╭──

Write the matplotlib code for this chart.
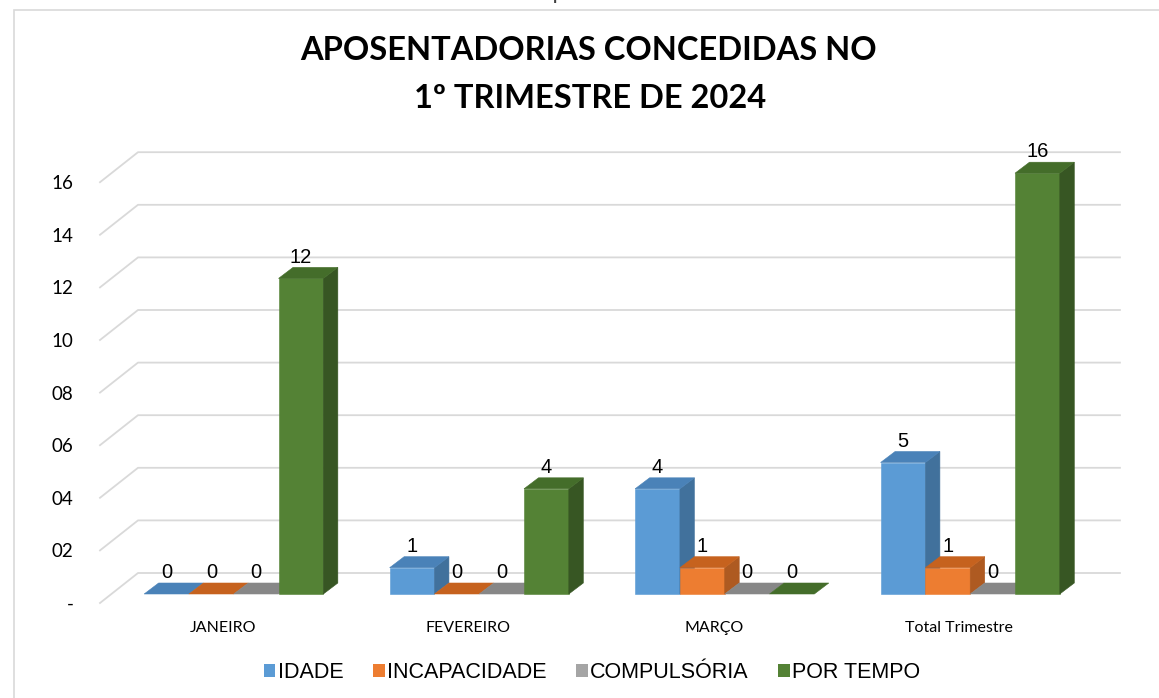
import matplotlib
matplotlib.use('Agg')
import matplotlib.pyplot as plt
from matplotlib.patches import Polygon, Patch, Rectangle

plt.rcParams['font.family'] = ['Lato', 'DejaVu Sans']

# data
categories = ['JANEIRO', 'FEVEREIRO', 'MARÇO', 'Total Trimestre']
series = ['IDADE', 'INCAPACIDADE', 'COMPULSÓRIA', 'POR TEMPO']
idade = [0, 1, 4, 5]
incapacidade = [0, 0, 1, 1]
compulsoria = [0, 0, 0, 0]
por_tempo = [12, 4, 0, 16]
yticks = [0, 2, 4, 6, 8, 10, 12, 14, 16]
ytick_labels = ['-', '02', '04', '06', '08', '10', '12', '14', '16']

values = [idade, incapacidade, compulsoria, por_tempo]

front = ['#5B9BD5', '#ED7D31', '#A5A5A5', '#548235']
side = ['#41719C', '#AE5A21', '#7C7C7C', '#375623']
top = ['#4A82B8', '#C6621E', '#878787', '#446D2A']

W, H = 1159, 698
fig = plt.figure(figsize=(W / 100, H / 100), dpi=100)

# px per unit: x 245.5, y 26.3
ax = fig.add_axes([100 / W, 95 / H, 1020 / W, 17.3 * 26.3 / H])
ax.set_xlim(-0.5, 3.655)
ax.set_ylim(0, 17.3)
for s in ax.spines.values():
    s.set_visible(False)

# 3d offsets (data units)
gdx, gdy = 38 / 245.5, 30 / 26.3     # wall depth
bdx, bdy = 11 / 245.5, 9 / 26.3      # bar front plane
ddx, ddy = 14.5 / 245.5, 11 / 26.3   # bar depth
bw = 44.8 / 245.5

# gridlines on the back wall
for v in yticks:
    ax.plot([-0.5, -0.5 + gdx, 3.5 + gdx], [v, v + gdy, v + gdy],
            color='#d9d9d9', lw=1.3, zorder=1, clip_on=False)

for i in range(len(categories)):
    for j in range(len(series)):
        v = values[j][i]
        x0 = i - 2 * bw + j * bw + bdx
        y0 = bdy
        if v > 0:
            ax.bar(x0, v, width=bw, bottom=y0, align='edge', color=front[j],
                   edgecolor=front[j], lw=0.4, zorder=3)
            ax.add_patch(Polygon([(x0 + bw, y0), (x0 + bw + ddx, y0 + ddy),
                                  (x0 + bw + ddx, y0 + v + ddy), (x0 + bw, y0 + v)],
                                 closed=True, fc=side[j], ec=side[j], lw=0.4, zorder=3))
        ax.add_patch(Polygon([(x0, y0 + v), (x0 + ddx, y0 + v + ddy),
                              (x0 + bw + ddx, y0 + v + ddy), (x0 + bw, y0 + v)],
                             closed=True, fc=top[j], ec=top[j], lw=0.4, zorder=3))
        ax.text(x0 + bw / 2, y0 + v + ddy + 0.03, str(v), ha='center', va='bottom',
                fontsize=14.5, family=['Liberation Sans'], color='#000000', zorder=5)

ax.set_yticks(yticks, ytick_labels)
ax.set_xticks(range(len(categories)), categories)
ax.tick_params(axis='y', length=0, pad=19, labelsize=13.5, labelcolor='#000000')
ax.tick_params(axis='x', length=0, pad=13, labelsize=11.5, labelcolor='#000000')

fig.text(588 / W, 1 - 51 / H, 'APOSENTADORIAS CONCEDIDAS NO', ha='center', va='center',
         fontsize=23.5, fontweight='bold', color='#000000')
fig.text(590 / W, 1 - 98 / H, '1º TRIMESTRE DE 2024', ha='center', va='center',
         fontsize=23.5, fontweight='bold', color='#000000')

# caption cut off at the very top, as in the source image
fig.text(575 / W, 1 + 1 / H, 'Gráfico 7 - Total de aposentadorias concedidas',
         ha='center', va='baseline', fontsize=16, color='#404040')

handles = [Patch(facecolor=c, edgecolor='none') for c in front]
fig.legend(handles, series, loc='center', bbox_to_anchor=(592 / W, 1 - 673 / H), ncol=4,
           frameon=False, handlelength=0.55, handleheight=0.55, handletextpad=0.12,
           columnspacing=1.35, prop={'family': 'Liberation Sans', 'size': 15.5})

fig.add_artist(Rectangle((14 / W, -0.05), 1.2, 1 - 10 / H + 0.05, transform=fig.transFigure,
                         fill=False, ec='#d9d9d9', lw=1.2))

fig.savefig('out.png', dpi=100)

╰──

Write the listing out a second time exactly, dropping all images.

Write the matplotlib code for this chart.
import matplotlib
matplotlib.use('Agg')
import matplotlib.pyplot as plt
from matplotlib.patches import Polygon, Patch, Rectangle

plt.rcParams['font.family'] = ['Lato', 'DejaVu Sans']

# data
categories = ['JANEIRO', 'FEVEREIRO', 'MARÇO', 'Total Trimestre']
series = ['IDADE', 'INCAPACIDADE', 'COMPULSÓRIA', 'POR TEMPO']
idade = [0, 1, 4, 5]
incapacidade = [0, 0, 1, 1]
compulsoria = [0, 0, 0, 0]
por_tempo = [12, 4, 0, 16]
yticks = [0, 2, 4, 6, 8, 10, 12, 14, 16]
ytick_labels = ['-', '02', '04', '06', '08', '10', '12', '14', '16']

values = [idade, incapacidade, compulsoria, por_tempo]

front = ['#5B9BD5', '#ED7D31', '#A5A5A5', '#548235']
side = ['#41719C', '#AE5A21', '#7C7C7C', '#375623']
top = ['#4A82B8', '#C6621E', '#878787', '#446D2A']

W, H = 1159, 698
fig = plt.figure(figsize=(W / 100, H / 100), dpi=100)

# px per unit: x 245.5, y 26.3
ax = fig.add_axes([100 / W, 95 / H, 1020 / W, 17.3 * 26.3 / H])
ax.set_xlim(-0.5, 3.655)
ax.set_ylim(0, 17.3)
for s in ax.spines.values():
    s.set_visible(False)

# 3d offsets (data units)
gdx, gdy = 38 / 245.5, 30 / 26.3     # wall depth
bdx, bdy = 11 / 245.5, 9 / 26.3      # bar front plane
ddx, ddy = 14.5 / 245.5, 11 / 26.3   # bar depth
bw = 44.8 / 245.5

# gridlines on the back wall
for v in yticks:
    ax.plot([-0.5, -0.5 + gdx, 3.5 + gdx], [v, v + gdy, v + gdy],
            color='#d9d9d9', lw=1.3, zorder=1, clip_on=False)

for i in range(len(categories)):
    for j in range(len(series)):
        v = values[j][i]
        x0 = i - 2 * bw + j * bw + bdx
        y0 = bdy
        if v > 0:
            ax.bar(x0, v, width=bw, bottom=y0, align='edge', color=front[j],
                   edgecolor=front[j], lw=0.4, zorder=3)
            ax.add_patch(Polygon([(x0 + bw, y0), (x0 + bw + ddx, y0 + ddy),
                                  (x0 + bw + ddx, y0 + v + ddy), (x0 + bw, y0 + v)],
                                 closed=True, fc=side[j], ec=side[j], lw=0.4, zorder=3))
        ax.add_patch(Polygon([(x0, y0 + v), (x0 + ddx, y0 + v + ddy),
                              (x0 + bw + ddx, y0 + v + ddy), (x0 + bw, y0 + v)],
                             closed=True, fc=top[j], ec=top[j], lw=0.4, zorder=3))
        ax.text(x0 + bw / 2, y0 + v + ddy + 0.03, str(v), ha='center', va='bottom',
                fontsize=14.5, family=['Liberation Sans'], color='#000000', zorder=5)

ax.set_yticks(yticks, ytick_labels)
ax.set_xticks(range(len(categories)), categories)
ax.tick_params(axis='y', length=0, pad=19, labelsize=13.5, labelcolor='#000000')
ax.tick_params(axis='x', length=0, pad=13, labelsize=11.5, labelcolor='#000000')

fig.text(588 / W, 1 - 51 / H, 'APOSENTADORIAS CONCEDIDAS NO', ha='center', va='center',
         fontsize=23.5, fontweight='bold', color='#000000')
fig.text(590 / W, 1 - 98 / H, '1º TRIMESTRE DE 2024', ha='center', va='center',
         fontsize=23.5, fontweight='bold', color='#000000')

# caption cut off at the very top, as in the source image
fig.text(575 / W, 1 + 1 / H, 'Gráfico 7 - Total de aposentadorias concedidas',
         ha='center', va='baseline', fontsize=16, color='#404040')

handles = [Patch(facecolor=c, edgecolor='none') for c in front]
fig.legend(handles, series, loc='center', bbox_to_anchor=(592 / W, 1 - 673 / H), ncol=4,
           frameon=False, handlelength=0.55, handleheight=0.55, handletextpad=0.12,
           columnspacing=1.35, prop={'family': 'Liberation Sans', 'size': 15.5})

fig.add_artist(Rectangle((14 / W, -0.05), 1.2, 1 - 10 / H + 0.05, transform=fig.transFigure,
                         fill=False, ec='#d9d9d9', lw=1.2))

fig.savefig('out.png', dpi=100)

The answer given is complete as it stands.